🤖 AI Summary
This study addresses the challenge posed by atmospheric scintillation in ground-based near-infrared observations, which induces rapid temporal variations in pixel counts and renders the conventional assumption of constant flux a significant source of bias. To overcome this limitation, the authors propose a Bayesian statistical model that explicitly accounts for temporal variability during flux extraction. By jointly modeling up-the-ramp detector data and leveraging information sharing among neighboring spectral pixels, the method yields unbiased flux estimates with optimal uncertainty quantification. Experiments demonstrate that when flux variations exceed 3.5%, the approach substantially outperforms traditional models, reducing flux biases by up to 120%. Applied to real APOGEE data, the method effectively corrects wavelength-independent time-dependent systematics, with its robustness further validated through cross-checks against meteorological conditions.
📝 Abstract
Near-infrared (NIR) detectors -- which use non-destructive readouts to measure time-series counts-per-pixel -- play a crucial role in modern astrophysics. Standard NIR flux extraction techniques were developed for space-based observations and assume that source fluxes are constant over an observation. However, ground-based telescopes often see short-timescale atmospheric variations that can dramatically change the number of photons arriving at a pixel. This work presents a new statistical model that shares information between neighboring spectral pixels to characterize time-variable observations and extract unbiased fluxes with optimal uncertainties. We generate realistic synthetic data using a variety of flux and amplitude-of-time-variability conditions to confirm that our model recovers unbiased and optimal estimates of both the true flux and the time-variable signal.
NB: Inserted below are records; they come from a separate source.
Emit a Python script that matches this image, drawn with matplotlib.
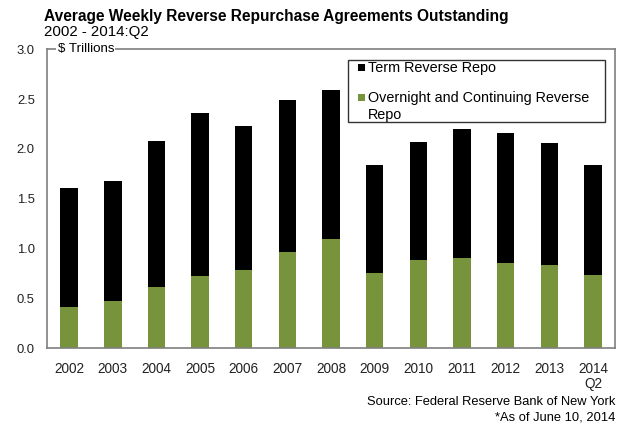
import numpy as np
import matplotlib.pyplot as plt
from matplotlib.patches import Rectangle

plt.rcParams['font.family'] = ['Liberation Sans', 'DejaVu Sans']

years = ['2002', '2003', '2004', '2005', '2006', '2007', '2008',
         '2009', '2010', '2011', '2012', '2013', '2014\nQ2']
# $ trillions
total = [1.61, 1.675, 2.08, 2.36, 2.235, 2.49, 2.595,
         1.835, 2.07, 2.20, 2.157, 2.063, 1.835]
overnight = [0.415, 0.47, 0.62, 0.725, 0.79, 0.97, 1.10,
             0.76, 0.886, 0.906, 0.856, 0.833, 0.735]
term = [t - o for t, o in zip(total, overnight)]

green = '#77933C'
grey = '#7f7f7f'

fig = plt.figure(figsize=(6.23, 4.23), dpi=100)
ax = fig.add_axes([0.0759, 0.1766, 0.9110, 0.7069])

x = np.arange(len(years))
ax.bar(x, overnight, width=0.4, color=green)
ax.bar(x, term, width=0.4, bottom=overnight, color='black')

ax.set_xlim(-0.5, 12.5)
ax.set_ylim(0, 3.0)
ax.set_yticks(np.arange(0, 3.01, 0.5))
ax.set_yticklabels(['%.1f' % v for v in np.arange(0, 3.01, 0.5)])
ax.set_xticks(x)
ax.set_xticklabels(years, linespacing=1.05)
ax.tick_params(axis='y', length=0, pad=9, labelsize=9.4, colors='#222222')
ax.tick_params(axis='x', length=0, pad=10, labelsize=9.8, colors='#222222')
for s in ax.spines.values():
    s.set_color(grey)
    s.set_linewidth(1.2)

# unit label sitting on the top border
ax.text(0.018, 1.0, '$ Trillions', transform=ax.transAxes, fontsize=9.6,
        ha='left', va='center',
        bbox=dict(facecolor='white', edgecolor='none', pad=1.0))

# legend box
fx = lambda px: px / 623
fy = lambda py: 1 - py / 423
fig.patches.append(Rectangle((fx(347.5), fy(122)), fx(605) - fx(347.5), fy(60) - fy(122),
                             transform=fig.transFigure, facecolor='white',
                             edgecolor='#333333', linewidth=1.0))
fig.patches.append(Rectangle((fx(358), fy(71)), fx(365) - fx(358), fy(64) - fy(71),
                             transform=fig.transFigure, facecolor='black', edgecolor='none'))
fig.patches.append(Rectangle((fx(358), fy(101)), fx(365) - fx(358), fy(94) - fy(101),
                             transform=fig.transFigure, facecolor=green, edgecolor='none'))
fig.text(fx(368), fy(68), 'Term Reverse Repo', fontsize=10.4, va='center')
fig.text(fx(368), fy(98), 'Overnight and Continuing Reverse', fontsize=10.4, va='center')
fig.text(fx(368), fy(114.5), 'Repo', fontsize=10.4, va='center')

fig.text(fx(44), fy(16), 'Average Weekly Reverse Repurchase Agreements Outstanding',
         fontsize=11.2, fontweight='bold', va='center')
fig.text(fx(44), fy(32), '2002 - 2014:Q2', fontsize=10.8, va='center')

fig.text(fx(615), fy(402), 'Source: Federal Reserve Bank of New York', fontsize=9.3,
         ha='right', va='center')
fig.text(fx(615), fy(417), '*As of June 10, 2014', fontsize=9.3,
         ha='right', va='center')

fig.savefig('out.png', dpi=100)
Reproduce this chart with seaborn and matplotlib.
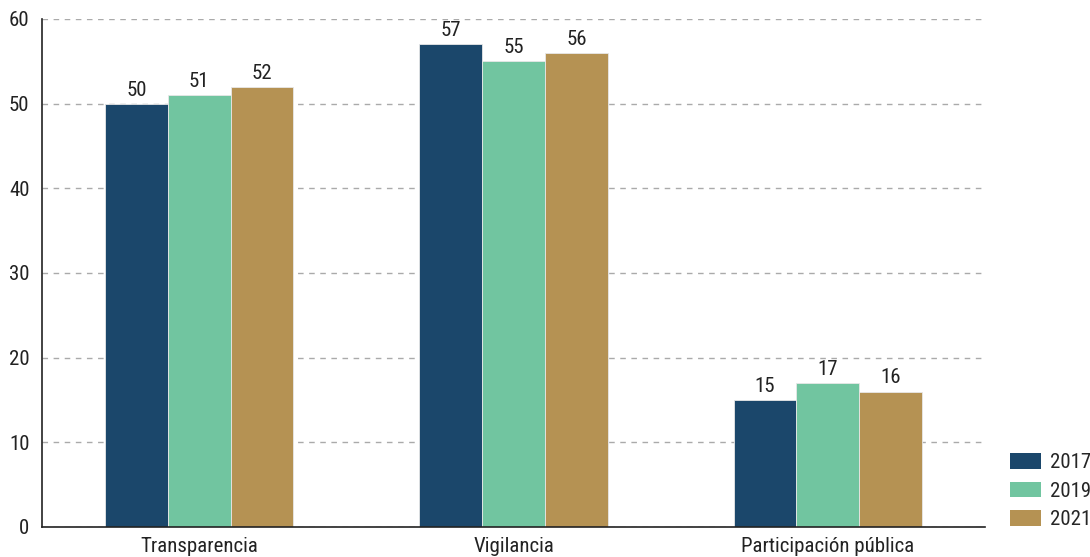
import matplotlib
matplotlib.use("Agg")
import matplotlib.pyplot as plt
import seaborn as sns
import pandas as pd
from matplotlib.patches import Patch
from matplotlib import font_manager

categories = ["Transparencia", "Vigilancia", "Participación pública"]
years = ["2017", "2019", "2021"]
values_2017 = [50, 57, 15]
values_2019 = [51, 55, 17]
values_2021 = [52, 56, 16]
colors = ["#1b476b", "#71c5a0", "#b59253"]

sns.set_theme(style="white")
names = {f.name for f in font_manager.fontManager.ttflist}
fam = [f for f in ["Roboto Condensed", "Liberation Sans Narrow", "Roboto", "DejaVu Sans"] if f in names]
plt.rcParams['font.family'] = fam

FS = 15

df = pd.DataFrame({
    "cat": categories * 3,
    "year": [y for y in years for _ in categories],
    "val": values_2017 + values_2019 + values_2021,
})

fig = plt.figure(figsize=(10.9, 5.57), dpi=100)
ax = fig.add_axes([42/1090, 30/557, (985-42)/1090, (527-19)/557])
sns.barplot(data=df, x="cat", y="val", hue="year", palette=colors, width=0.6,
            gap=0, ax=ax, legend=False, edgecolor="#e8e8e8", linewidth=0.6,
            saturation=1)

for c in ax.containers:
    ax.bar_label(c, fmt="%d", fontsize=FS, padding=3, color="#222222")

ax.set_xlim(-0.5, 2.5)
ax.set_ylim(0, 60)
ax.set_yticks(range(0, 61, 10))
ax.set_xlabel("")
ax.set_ylabel("")
ax.set_xticks([0, 1, 2])
ax.set_xticklabels(categories, fontsize=FS, color="#222222")
ax.set_xticks([-0.5, 0.5, 1.5, 2.5], minor=True)
ax.tick_params(axis="x", which="major", length=0, pad=7)
ax.tick_params(axis="x", which="minor", length=6, width=1, color="#333333", direction="out")
ax.tick_params(axis="y", length=6, width=1, color="#333333", direction="out", labelsize=FS,
               labelcolor="#222222", pad=3)
for s in ["top", "right"]:
    ax.spines[s].set_visible(False)
for s in ["left", "bottom"]:
    ax.spines[s].set_color("#222222")
    ax.spines[s].set_linewidth(1.2)
ax.yaxis.grid(True, linestyle=(0, (4, 4)), color="#aaaaaa", linewidth=1)
ax.set_axisbelow(True)

handles = [Patch(facecolor=c, edgecolor="none") for c in colors]
fig.legend(handles, years, loc="lower left", bbox_to_anchor=(1010/1090, 28/557),
           frameon=False, fontsize=FS, handlelength=1.5, handleheight=0.77,
           labelspacing=0.45, handletextpad=0.4, borderaxespad=0, borderpad=0)

fig.savefig("out.png", dpi=100)
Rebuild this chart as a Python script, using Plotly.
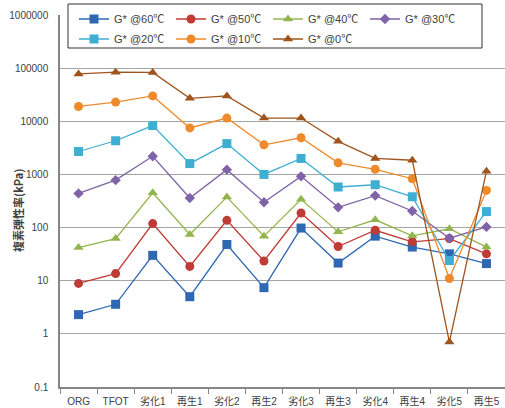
import plotly.graph_objects as go

categories = ["ORG", "TFOT", "劣化1", "再生1", "劣化2", "再生2", "劣化3", "再生3", "劣化4", "再生4", "劣化5", "再生5"]

g60 = [2.3, 3.6, 30, 5.0, 48, 7.4, 98, 21.5, 69, 43, 32, 21]
g50 = [8.9, 13.6, 119, 18.6, 137, 23.5, 188, 44, 89, 54, 62, 32]
g40 = [42, 62, 450, 74, 375, 69, 340, 83, 140, 70, 95, 43]
g30 = [440, 780, 2200, 360, 1230, 300, 920, 240, 400, 205, 63, 103]
g20 = [2700, 4300, 8300, 1600, 3800, 1000, 2000, 580, 640, 380, 24, 200]
g10 = [19000, 23000, 30000, 7500, 11500, 3600, 4900, 1650, 1250, 830, 11, 500]
g0 = [78000, 84000, 83000, 27000, 30000, 11500, 11500, 4200, 2000, 1850, 0.7, 1150]

series_names = ["G* @60℃", "G* @50℃", "G* @40℃", "G* @30℃", "G* @20℃", "G* @10℃", "G* @0℃"]
series_values = [g60, g50, g40, g30, g20, g10, g0]

y_tickvals = [0.1, 1, 10, 100, 1000, 10000, 100000, 1000000]
y_ticktext = ["0.1", "1", "10", "100", "1000", "10000", "100000", "1000000"]

colors = ["#2F68B2", "#BF3B36", "#93B54E", "#7F63A8", "#3EAFD1", "#EF8A2C", "#A0541C"]
symbols = ["square", "circle", "triangle-up", "diamond", "square", "circle", "triangle-up"]
sizes = [9, 9, 9, 8, 9, 9, 9]

fig = go.Figure()
for i, (name, vals, c, s, sz) in enumerate(zip(series_names, series_values, colors, symbols, sizes)):
    fig.add_trace(go.Scatter(
        x=categories, y=vals, name=name, mode="lines+markers",
        line=dict(color=c, width=1.3),
        marker=dict(color=c, symbol=s, size=sz),
        legend="legend" if i < 4 else "legend2",
    ))

font_family = "Liberation Sans, Noto Sans CJK JP, sans-serif"
PW = 445.0
PH = 372.0

def px_x(p):
    return (p - 60) / PW

def px_y(p):
    return (387 - p) / PH

legend_common = dict(
    orientation="h", xanchor="left", yanchor="middle",
    entrywidth=52, bgcolor="rgba(0,0,0,0)", borderwidth=0,
    font=dict(size=11, color="#404040"),
)

fig.update_layout(
    width=505, height=408,
    margin=dict(l=60, r=0, t=15, b=21, autoexpand=False),
    paper_bgcolor="white", plot_bgcolor="white",
    font=dict(family=font_family, size=11, color="#404040"),
    showlegend=True,
    legend=dict(x=px_x(74), y=px_y(19), **legend_common),
    legend2=dict(x=px_x(74), y=px_y(39), **legend_common),
    xaxis=dict(
        type="category", range=[-0.5, 11.5], tickangle=0,
        showline=True, linecolor="#868686", linewidth=1.5,
        ticks="outside", tickson="boundaries", ticklen=5, tickcolor="#868686",
        ticklabelstandoff=4,
        showgrid=False, tickfont=dict(size=10, color="#404040"),
    ),
    yaxis=dict(
        type="log", range=[-1, 6],
        tickvals=y_tickvals, ticktext=y_ticktext,
        showline=True, linecolor="#868686", linewidth=1.5,
        showgrid=True, gridcolor="#A6A6A6", gridwidth=1.2,
        ticks="", ticklabelstandoff=8,
        tickfont=dict(size=10, color="#404040"),
    ),
    shapes=[dict(
        type="rect", xref="paper", yref="paper",
        x0=px_x(68), x1=px_x(482), y0=px_y(48), y1=px_y(4),
        line=dict(color="#333333", width=1), fillcolor="white", layer="above",
    )],
    annotations=[dict(
        text="<b>複素弾性率(kPa)</b>", textangle=-90,
        xref="paper", yref="paper", x=px_x(18), y=px_y(211),
        xanchor="center", yanchor="middle", showarrow=False,
        font=dict(size=11, color="#404040", family="Noto Sans CJK JP, sans-serif"),
    )],
)

fig.write_html(
    "out.html",
    config={"displayModeBar": False},
    post_script="document.body.style.margin='0';document.body.style.overflow='hidden';",
)
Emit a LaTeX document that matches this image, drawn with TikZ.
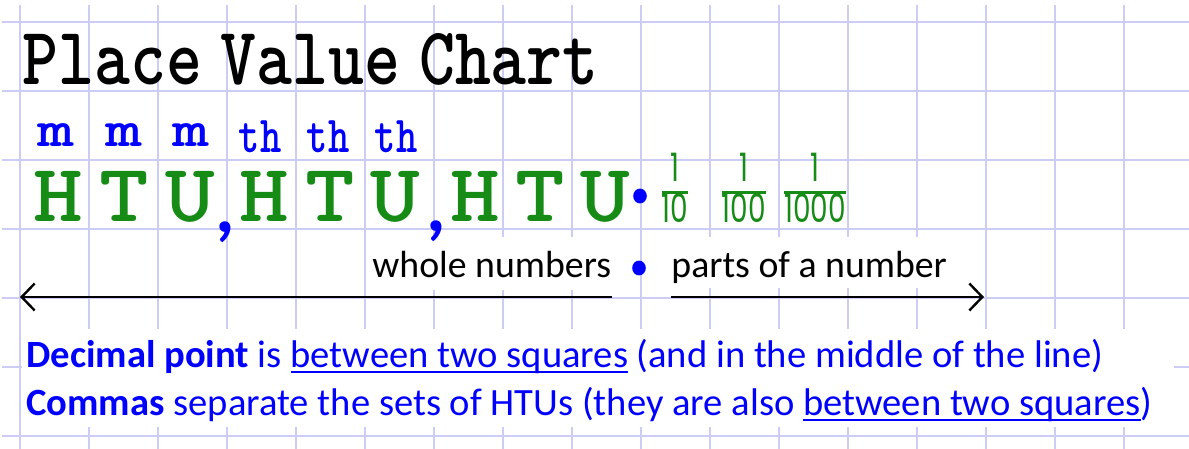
\documentclass[tikz,border=0pt]{standalone}
\usepackage{xcolor}
\usepackage{fontspec}
\usepackage{tikz}
\usetikzlibrary{arrows.meta, shapes.geometric}

\setmainfont{Carlito}
\newfontfamily\fracfont{Poppins}

\definecolor{gridlilac}{RGB}{204,204,245}
\definecolor{htugreen}{RGB}{22,140,22}
\definecolor{penblue}{RGB}{0,0,255}

\newsavebox{\ulinebox}
\newcommand{\uln}[1]{\sbox{\ulinebox}{#1}\rlap{\rule[-3pt]{\wd\ulinebox}{1pt}}\usebox{\ulinebox}}
\newcommand{\typeface}{\ttfamily\bfseries}
\newcommand{\wide}[1]{\scalebox{1.15}[1]{#1}}
\newcommand{\tall}[1]{\scalebox{1}[1.4]{#1}}
\newcommand{\frc}[2]{{\setlength\arrayrulewidth{1.4pt}\begin{tabular}{@{}c@{}}\tall{#1}\\\hline\rule{0pt}{13.5pt}\tall{#2}\end{tabular}}}

\begin{document}
\begin{tikzpicture}[x=0.5pt, y=-0.5pt,
    gridline/.style={draw=gridlilac, line width=0.8pt},
    letter/.style={anchor=base, inner sep=0pt, text=htugreen, font=\fontsize{41}{41}\typeface},
    place/.style={anchor=base, inner sep=0pt, text=penblue, font=\fontsize{26}{26}\typeface},
    fracmark/.style={inner sep=0pt, text=htugreen, font=\fontsize{14}{17}\fracfont},
    commamark/.style={inner sep=0pt, text=penblue, font=\fontsize{38}{38}\bfseries},
    dotmark/.style={ellipse, fill=penblue, inner sep=0pt, minimum width=6.8pt, minimum height=7.4pt},
    label/.style={anchor=base west, inner sep=0pt, font=\fontsize{18.9}{22}\selectfont},
    rule/.style={label, text=penblue, font=\fontsize{19.3}{22}\selectfont},
    arrowline/.style={-{Straight Barb[length=6.5pt, width=13.5pt]}, line width=1.2pt}]

    \useasboundingbox (0,0) rectangle (1189,449);
    \fill[white] (0,0) rectangle (1189,449);

    % squared paper
    \draw[gridline, shift={(20,22)}, step=34.5pt] (-18,427) grid (1169,-17);
    \fill[white] (370,237) rectangle (615,290);
    \fill[white] (655,237) rectangle (960,288);
    \fill[white] (22,329) rectangle (1174,427);

    \node[anchor=base west, inner sep=0pt, font=\fontsize{34.2}{35}\typeface] at (22,85) (title) {\scalebox{1}[1.2]{Place\hspace{-0.25em} Value\hspace{-0.25em} Chart}};

    % millions and thousands
    \node[place] at (56,147) (m1) {\scalebox{1.35}[1]{m}};
    \node[place] at (124,147) (m2) {\scalebox{1.35}[1]{m}};
    \node[place] at (191,147) (m3) {\scalebox{1.35}[1]{m}};
    \node[place] at (260,153) (th1) {\scalebox{0.78}[1]{th}};
    \node[place] at (328,153) (th2) {\scalebox{0.78}[1]{th}};
    \node[place] at (396,153) (th3) {\scalebox{0.78}[1]{th}};

    % hundreds, tens, units
    \node[letter] at (58,221) (h1) {\wide{H}};
    \node[letter] at (124,221) (t1) {\wide{T}};
    \node[letter] at (190,221) (u1) {\wide{U}};
    \node[letter] at (264,221) (h2) {\wide{H}};
    \node[letter] at (330,221) (t2) {\wide{T}};
    \node[letter] at (395,221) (u2) {\wide{U}};
    \node[letter] at (475,221) (h3) {\wide{H}};
    \node[letter] at (540,221) (t3) {\wide{T}};
    \node[letter] at (605,221) (u3) {\wide{U}};

    \node[commamark] at (225,232) (comma1) {,};
    \node[commamark] at (436,231) (comma2) {,};
    \node[dotmark] at (640,196) (point) {};

    % parts
    \node[fracmark] at (675,193) (tenth) {\frc{1}{10}};
    \node[fracmark] at (744,193) (hundredth) {\frc{1}{100}};
    \node[fracmark] at (815,193) (thousandth) {\frc{1}{1000}};

    % whole numbers . parts of a number
    \node[label] at (372,277) (whole) {whole numbers};
    \node[dotmark] at (639,268) (midpoint) {};
    \node[label] at (671,277) (parts) {parts of a number};
    \coordinate (leftend) at (20,297);
    \coordinate (rightend) at (984,297);
    \draw[arrowline] (whole.east |- leftend) -- (leftend);
    \draw[arrowline] (parts.west |- rightend) -- (rightend);

    % rules
    \node[rule] at (26,367) (rule1) {\textbf{Decimal point} is \uln{between two squares} (and in the middle of the line)};
    \node[rule] at (26,415) (rule2) {\textbf{Commas} separate the sets of HTUs (they are also \uln{between two squares})};
\end{tikzpicture}
\end{document}
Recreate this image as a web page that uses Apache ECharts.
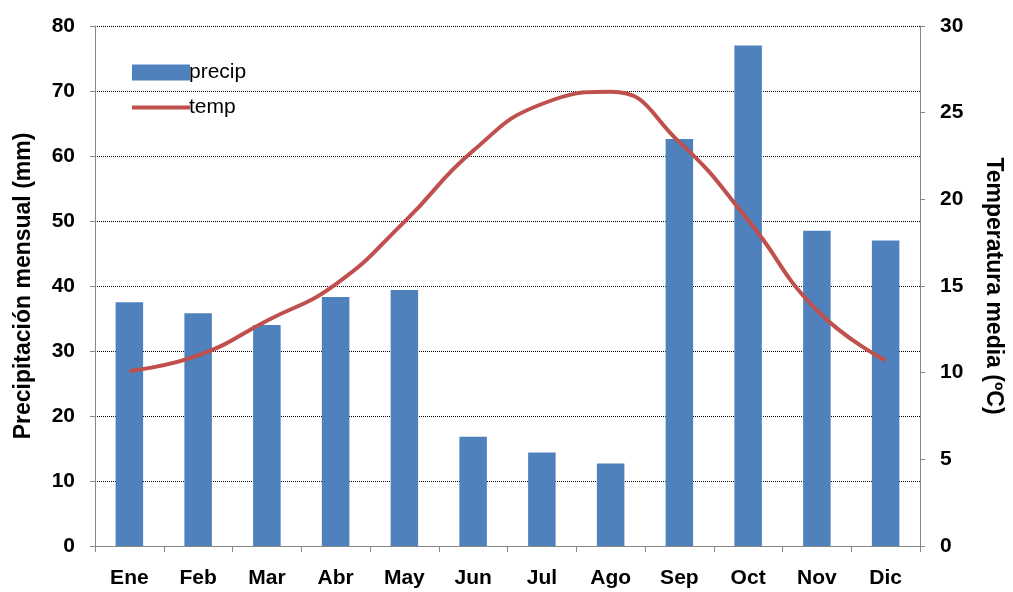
<!DOCTYPE html>
<html><head><meta charset="utf-8">
<script src="https://cdn.jsdelivr.net/npm/echarts@6/dist/echarts.min.js"></script>
<style>html,body{margin:0;background:#fff}#c{width:1013px;height:592px}</style>
</head><body><div id="c"></div>
<script>
const months = ['Ene','Feb','Mar','Abr','May','Jun','Jul','Ago','Sep','Oct','Nov','Dic'];
const precip = [37.5, 35.8, 34.0, 38.3, 39.4, 16.8, 14.4, 12.7, 62.6, 77.0, 48.5, 47.0];
const temp = [10.1, 11.0, 13.0, 15.1, 18.7, 22.8, 25.5, 26.2, 23.3, 18.8, 13.6, 10.7];

const font = 'Liberation Sans, Arial, sans-serif';
const lbl = {fontFamily: font, fontSize: 21, fontWeight: 'bold', color: '#000'};
const chart = echarts.init(document.getElementById('c'));
chart.setOption({
    animation: false,
    grid: {left: 95, right: 86, top: 26, bottom: 46},
    legend: {
        left: 125, top: 57, orient: 'vertical', itemGap: 14,
        itemWidth: 58, itemHeight: 16,
        textStyle: {fontFamily: font, fontSize: 21, color: '#000', padding: [0, 0, 0, -6]},
        data: [{name: 'precip', icon: 'rect'},
               {name: 'temp', itemStyle: {opacity: 0}, lineStyle: {width: 4, color: '#C0504D'}}]
    },
    xAxis: {
        type: 'category', data: months,
        axisLine: {lineStyle: {color: '#888'}},
        axisTick: {show: true, lineStyle: {color: '#888'}, length: 6},
        axisLabel: Object.assign({margin: 22}, lbl)
    },
    yAxis: [{
        type: 'value', min: 0, max: 80, interval: 10,
        name: 'Precipitación mensual (mm)', nameLocation: 'middle', nameGap: 60,
        nameTextStyle: Object.assign({}, lbl, {fontSize: 23}),
        axisLine: {show: true, lineStyle: {color: '#888'}},
        axisTick: {show: true, lineStyle: {color: '#888'}},
        axisLabel: Object.assign({margin: 20}, lbl),
        splitLine: {lineStyle: {color: '#000', type: 'dotted'}}
    }, {
        type: 'value', min: 0, max: 30, interval: 5,
        name: 'Temperatura media (ºC)', nameLocation: 'middle', nameGap: 62, nameRotate: -90,
        nameTextStyle: Object.assign({}, lbl, {fontSize: 23}),
        axisLine: {show: true, lineStyle: {color: '#888'}},
        axisTick: {show: true, lineStyle: {color: '#888'}},
        axisLabel: Object.assign({margin: 20}, lbl),
        splitLine: {show: false}
    }],
    series: [{
        name: 'precip', type: 'bar', data: precip, barWidth: '40%',
        itemStyle: {color: '#4F81BD'}
    }, {
        name: 'temp', type: 'line', yAxisIndex: 1, data: temp, smooth: 0.5,
        symbol: 'none', lineStyle: {color: '#C0504D', width: 4},
        itemStyle: {color: '#C0504D'}
    }]
});
</script></body></html>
We find that the time-variable model should be favored over a constant-flux model when the observed count rates change by more than 3.5%. Ignoring time variability in the data can result in flux-dependent, unknown-sign biases that are as large as ~120% of the flux uncertainty. Using real APOGEE spectra, we find empirical evidence for approximately wavelength-independent, time-dependent variations in count rates with amplitudes much greater than the 3.5% threshold. Our model can robustly measure and remove the time-dependence in real data, improving the quality of data-model comparison. We show several examples where the observed time-dependence quantitatively agrees with independent measurements of observing conditions, such as variable cloud cover and seeing.